Having a write to a buffer loop, what would be a better way (in terms of speed) to rotate the buffer? Buffer rotation is an exceptional situation and will occur very rarely.
I have thought about three possible solutions:
Given:
rdx - pointer to buffer
rcx - buffer size
First: jump out and return.

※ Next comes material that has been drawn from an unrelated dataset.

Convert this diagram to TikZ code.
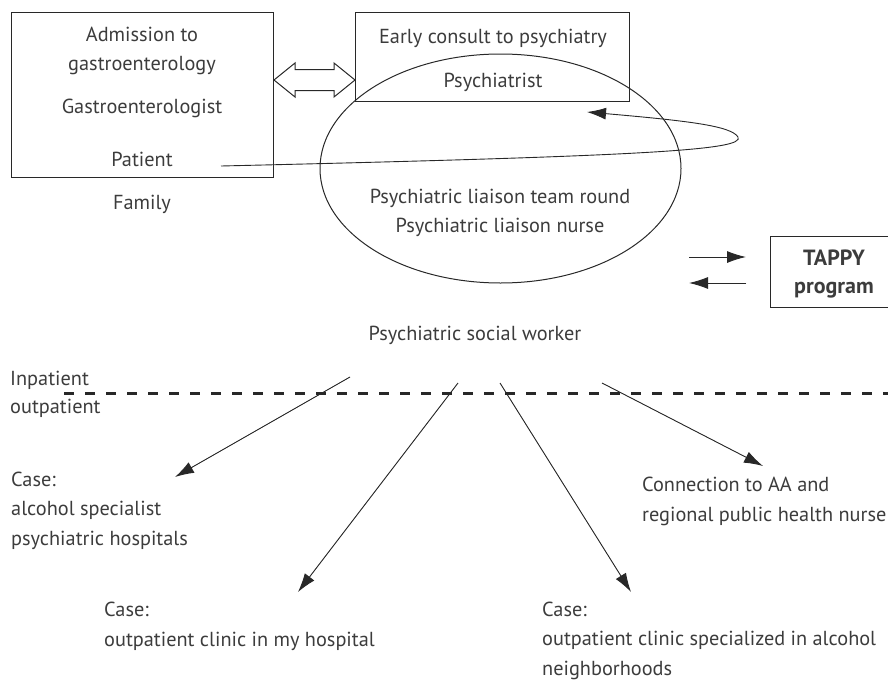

But I guess this is the worst one
    
mov rdi, rdx
lea rbx, [rdx + rcx]
continue:
  cmp rdi, rbx
  jae rotate
do_stuff:
  . . .
  mov [rdi], ax
  add rdi, 2
  jmp continue
rotate:
  mov rdi, rdx
  jmp do_stuff
    
 
Second, use cmovcc.
    
mov rdi, rdx
lea rbx, [rdx + rcx]
continue:
  push rdx
  cmp rdi, rbx
  cmovae [rsp]
  pop rdx
do_stuff:
  . . .
  mov [rdi], ax
  add rdi, 2
  jmp continue
    
 
Third, use cmovcc preinitialized
    
mov rdi, rdx
mov [rbp - 8], rdx
lea rbx, [rdx + rcx]
continue:
  cmp rdi, rbx
  cmovae [rbp - 8]
do_stuff:
  . . .
  mov [rdi], ax
  add rdi, 2
  jmp continue
    
 
I remember from optimization guides, that it's better to avoid conditions in loops. But I'm not sure if cmovcc is better than conditional flow in case branch prediction will predict "not taking the jump" most of the time. Number of iterations may vary. But most of the time I assume couple of hundreds. Thanks in advance!